As a newly qualified personal trainer, you’ll have done the best of the best when it comes to personal training courses. Why would you have wasted your time on anything else? This is the first step to becoming a personal trainer that everyone clamours to go to. The next, most crucial step is to get the clients in the door.
To do this, you need to put the fact that you’re offering personal training services under the noses of the people who will be most likely to want to hire a personal trainer. The way you do this is through marketing.
If you don’t know anything about marketing, should you just give up now and go and find a job in the corporate world? The straight answer to this is: NO! Helping others to adopt the fitness lifestyle is your passion. It’s why you’ve decided to become a personal trainer in the first place. You need to follow your dreams and make a success of what you want to do.
Marketing is not that hard. It’s extremely possible to adopt a few tried-and-trusted techniques that will put you in front of the people that will buy your services. Before you do this, however, there are a couple of basics that you need to cement in your mind first.
Define your target audience
Marketing is all about communication. You need to tailor make your communication in such a way that the person you’re speaking to will understand what you’re trying to say and – most importantly – take the action that you want them to after they’ve listened to you.
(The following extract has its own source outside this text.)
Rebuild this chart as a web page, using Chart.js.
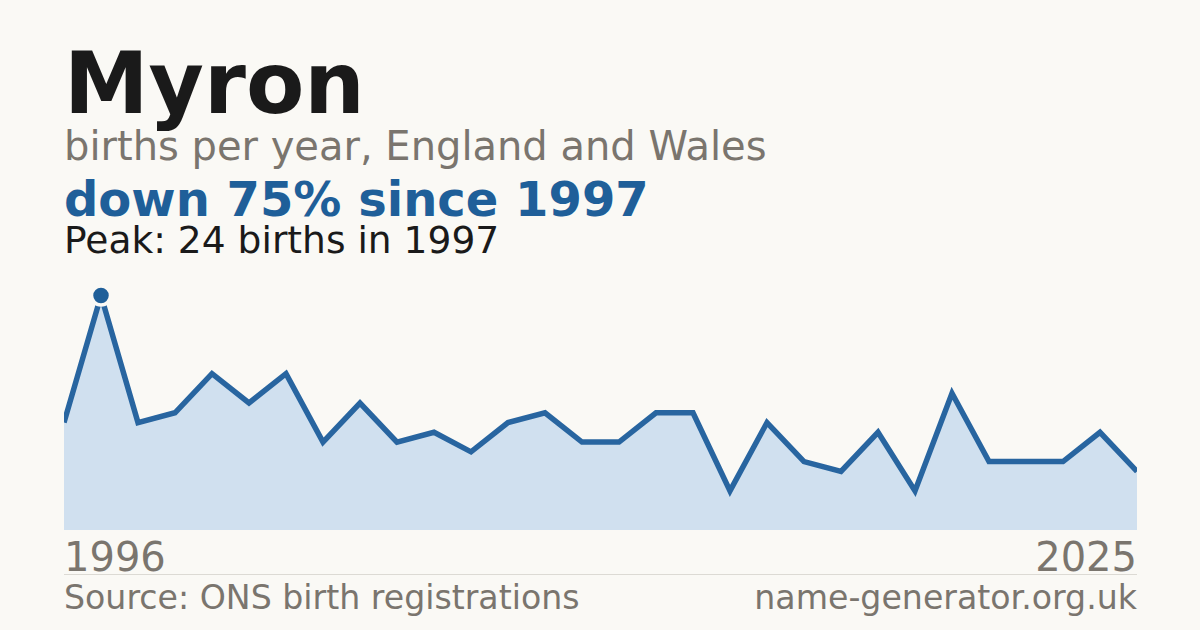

This means that you, as a personal trainer, need to define who you’re speaking to before you start with promoting your brand. For example, are you targeting:
- Men or women, or both?
- What ages are the people who you’re speaking to?
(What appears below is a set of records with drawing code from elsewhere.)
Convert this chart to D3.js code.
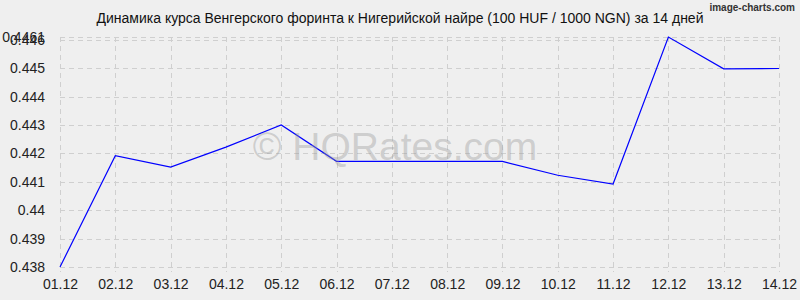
<!DOCTYPE html>
<html>
<head>
<meta charset="utf-8">
<script src="https://cdn.jsdelivr.net/npm/d3@7"></script>
<style>
  body { margin: 0; background: #efefef; }
  text { font-family: "Liberation Sans", Arial, sans-serif; }
</style>
</head>
<body>
<div id="chart"></div>
<script>
var width = 800,
    height = 300;

var dates = ["01.12", "02.12", "03.12", "04.12", "05.12", "06.12", "07.12",
             "08.12", "09.12", "10.12", "11.12", "12.12", "13.12", "14.12"];
var rates = [0.4380, 0.44192, 0.44152, 0.44222, 0.4430, 0.44172, 0.44172,
             0.44172, 0.44172, 0.44123, 0.44092, 0.4461, 0.44498, 0.44499];
var yTicks = [0.438, 0.439, 0.44, 0.441, 0.442, 0.443, 0.444, 0.445, 0.446, 0.4461];

var margin = {top: 37, right: 21, bottom: 33, left: 60};

var svg = d3.select("#chart").append("svg")
    .attr("width", width)
    .attr("height", height);

svg.append("rect")
    .attr("width", width)
    .attr("height", height)
    .attr("fill", "#efefef");

var x = d3.scalePoint()
    .domain(dates)
    .range([margin.left, width - margin.right]);

var y = d3.scaleLinear()
    .domain([0.438, 0.4461])
    .range([height - margin.bottom, margin.top]);

// grid
var grid = svg.append("g").attr("class", "grid");

grid.selectAll("line.h")
    .data(yTicks)
    .enter()
    .append("line")
    .attr("x1", margin.left)
    .attr("x2", width - margin.right)
    .attr("y1", function(d) { return Math.round(y(d)) + 0.5; })
    .attr("y2", function(d) { return Math.round(y(d)) + 0.5; })
    .attr("stroke", "#cfcfcf")
    .attr("stroke-dasharray", "5,4");

grid.selectAll("line.v")
    .data(dates)
    .enter()
    .append("line")
    .attr("x1", function(d) { return Math.round(x(d)) + 0.5; })
    .attr("x2", function(d) { return Math.round(x(d)) + 0.5; })
    .attr("y1", margin.top)
    .attr("y2", height - margin.bottom + 5)
    .attr("stroke", "#cfcfcf")
    .attr("stroke-dasharray", "5,4");

// axes
var yAxis = svg.append("g")
    .attr("transform", "translate(" + (margin.left - 12) + ",0)")
    .call(d3.axisLeft(y).tickValues(yTicks).tickSize(0).tickFormat(function(d) { return String(+d.toFixed(4)); }));
yAxis.select(".domain").remove();
yAxis.selectAll("text")
    .attr("font-size", 14)
    .attr("fill", "#222")
    .attr("font-family", "'Liberation Sans', Arial, sans-serif");

var xAxis = svg.append("g")
    .attr("transform", "translate(0," + (height - margin.bottom + 9) + ")")
    .call(d3.axisBottom(x).tickSize(0));
xAxis.select(".domain").remove();
xAxis.selectAll("text")
    .attr("font-size", 14)
    .attr("fill", "#222")
    .attr("font-family", "'Liberation Sans', Arial, sans-serif");

// line
var line = d3.line()
    .x(function(d, i) { return x(dates[i]); })
    .y(function(d) { return y(d); });

svg.append("path")
    .datum(rates)
    .attr("d", line)
    .attr("fill", "none")
    .attr("stroke", "#0000ff")
    .attr("stroke-width", 1.2);

// watermark
svg.append("text")
    .attr("x", 395)
    .attr("y", 160)
    .attr("text-anchor", "middle")
    .attr("font-family", "'DejaVu Sans', Verdana, sans-serif")
    .attr("font-size", 39)
    .attr("fill", "#999")
    .attr("fill-opacity", 0.4)
    .text("© HQRates.com");

// title
svg.append("text")
    .attr("x", 400)
    .attr("y", 23)
    .attr("text-anchor", "middle")
    .attr("font-size", 14)
    .attr("fill", "#111")
    .text("Динамика курса Венгерского форинта к Нигерийской найре (100 HUF / 1000 NGN) за 14 дней");

svg.append("text")
    .attr("x", 795)
    .attr("y", 11)
    .attr("text-anchor", "end")
    .attr("font-family", "'DejaVu Sans Mono', monospace")
    .attr("font-size", 10)
    .attr("font-weight", "bold")
    .attr("fill", "#333")
    .text("image-charts.com");
</script>
</body>
</html>
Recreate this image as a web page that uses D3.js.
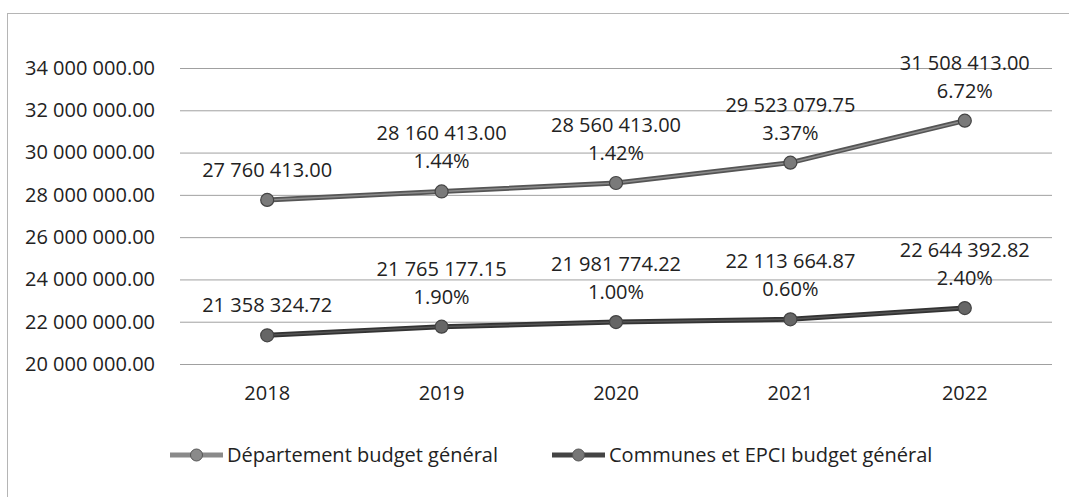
<!DOCTYPE html>
<html>
<head>
<meta charset="utf-8">
<script src="https://cdnjs.cloudflare.com/ajax/libs/d3/7.8.5/d3.min.js"></script>
<style>
  body { margin: 0; background: #fff; }
  svg text { font-family: "Open Sans", sans-serif; fill: #222; }
</style>
</head>
<body>
<div id="chart"></div>
<script>
const width = 1069;
const height = 497;
const fontSize = 20;

// Data
const years = ["2018", "2019", "2020", "2021", "2022"];
const departement = [27760413.00, 28160413.00, 28560413.00, 29523079.75, 31508413.00];
const communes = [21358324.72, 21765177.15, 21981774.22, 22113664.87, 22644392.82];
const departementPct = [null, "1.44%", "1.42%", "3.37%", "6.72%"];
const communesPct = [null, "1.90%", "1.00%", "0.60%", "2.40%"];
const yTicks = [20000000, 22000000, 24000000, 26000000, 28000000, 30000000, 32000000, 34000000];
const seriesNames = ["Département budget général", "Communes et EPCI budget général"];

let fmt = v => d3.format(",.2f")(v).replace(/,/g, " ");

let svg = d3.select("#chart").append("svg")
  .attr("width", width)
  .attr("height", height);

// chart frame
svg.append("rect")
  .attr("x", 7.5).attr("y", 13.5)
  .attr("width", width).attr("height", height)
  .attr("fill", "none")
  .attr("stroke", "#b5b5b5");

let x = d3.scaleBand().domain(years).range([180, 1052]);
let y = d3.scaleLinear().domain([20000000, 34000000]).range([364, 68]);
let cx = d => x(d) + x.bandwidth() / 2;

// Gridlines + y labels
let yAxis = d3.axisLeft(y).tickValues(yTicks).tickFormat(fmt).tickSize(-(1052 - 180)).tickPadding(25);
let ga = svg.append("g").attr("transform", "translate(180,0)").call(yAxis);
ga.select(".domain").remove();
ga.selectAll(".tick line").attr("stroke", "#a0a0a0").attr("stroke-width", 1);
ga.selectAll(".tick text").attr("font-size", fontSize).attr("fill", "#222")
  .style("font-family", "'Open Sans', sans-serif");

// x labels
let xAxis = d3.axisBottom(x).tickSize(0).tickPadding(0);
let gx = svg.append("g").attr("transform", "translate(0,385)").call(xAxis);
gx.select(".domain").remove();
gx.selectAll(".tick text").attr("font-size", fontSize).attr("fill", "#222")
  .style("font-family", "'Open Sans', sans-serif")
  .attr("dy", "0.75em");

let line = d3.line().x((d, i) => cx(years[i])).y(d => y(d));

let series = [
  { values: departement, pct: departementPct, stroke: "#555", inner: "#8c8c8c", marker: "#7a7a7a" },
  { values: communes, pct: communesPct, stroke: "#333", inner: "#555", marker: "#666" }
];

series.forEach(s => {
  svg.append("path")
    .datum(s.values)
    .attr("d", line)
    .attr("fill", "none")
    .attr("stroke", s.stroke)
    .attr("stroke-width", 5);
  svg.append("path")
    .datum(s.values)
    .attr("d", line)
    .attr("fill", "none")
    .attr("stroke", s.inner)
    .attr("stroke-width", 1.5);

  svg.selectAll(null)
    .data(s.values)
    .enter().append("circle")
    .attr("cx", (d, i) => cx(years[i]))
    .attr("cy", d => y(d))
    .attr("r", 6.5)
    .attr("fill", s.marker)
    .attr("stroke", "#444")
    .attr("stroke-width", 1.2);

  // data labels: value over optional percentage
  s.values.forEach((v, i) => {
    let px = cx(years[i]), py = y(v);
    let hasPct = s.pct[i] !== null;
    svg.append("text")
      .attr("x", px)
      .attr("y", hasPct ? py - 51 : py - 23)
      .attr("text-anchor", "middle")
      .attr("font-size", fontSize)
      .text(fmt(v));
    if (hasPct) {
      svg.append("text")
        .attr("x", px)
        .attr("y", py - 23)
        .attr("text-anchor", "middle")
        .attr("font-size", fontSize)
        .text(s.pct[i]);
    }
  });
});

// Legend
let legend = [
  { name: seriesNames[0], x: 170, stroke: "#8a8a8a", marker: "#8a8a8a" },
  { name: seriesNames[1], x: 552, stroke: "#444", marker: "#777" }
];
legend.forEach(l => {
  let g = svg.append("g").attr("transform", "translate(" + l.x + ",455)");
  g.append("line").attr("x1", 0).attr("x2", 53).attr("y1", 0).attr("y2", 0)
    .attr("stroke", l.stroke).attr("stroke-width", 5);
  g.append("circle").attr("cx", 26.5).attr("cy", 0).attr("r", 6)
    .attr("fill", l.marker).attr("stroke", "#555").attr("stroke-width", 1);
  g.append("text").attr("x", 57).attr("y", 0).attr("dy", "0.35em")
    .attr("font-size", fontSize).text(l.name);
});
</script>
</body>
</html>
- What do they do for a living?
- Where do they work?
- Where do they live?
The answers to these quesions will allow you to build out an idea of what your target market looks like.
After you’ve done this, you’ll be able to speak to them in such a way that they’ll respond to. For example, if you’re speaking to a person who is a woman, between the ages of 35 and 45, who’s had two kids, is married and is an executive, you’ll know that you’ll be able to speak to her about things such as:
- Exercising in the shortest period of time possible and getting results (because her life is so hectic she won’t want to detract from the other areas of her life to devote hours and hours to gym),
- Because she has two kids and has a hectic job, more than likely she’ll still be carrying extra weight that she picked up during her two pregnancies. This means that you’ll be able to talk to her about weight-loss techniques that fit in with her lifestyle.
Be where they are
Now that you’ve defined your target audience, the next thing that you need to do is to target marketing channels that you’ll be most likely to find them.
If you have a gym in a suburban area, you may decide to put together flyers detailing your services and hand them out in the area that your gym is such as in the shopping centre that your gym is in. While this is cheap (you can print a few thousand flyers for not much money) you can’t accurately measure the effectiveness of this method.
The best way of targeting measuring the effectiveness of your marketing is through digital marketing. Say, for instance, that you decide to set up a Facebook page and push out advertisements on this platform for your personal training services. In the insights portion of the page, you’re able to track which ads perform well and – using this information – you’re able to tailor make the advertisements that don’t work particularly well to ensure that they bring in the business that you want.
The key to marketing any product and/or service is to be consistent. This is very true for personal training as well. So, whatever you do, don’t allow your marketing for your personal training business to lapse as – if you do – you run the risk of people thinking that you no longer exist because you’re no longer putting out communications.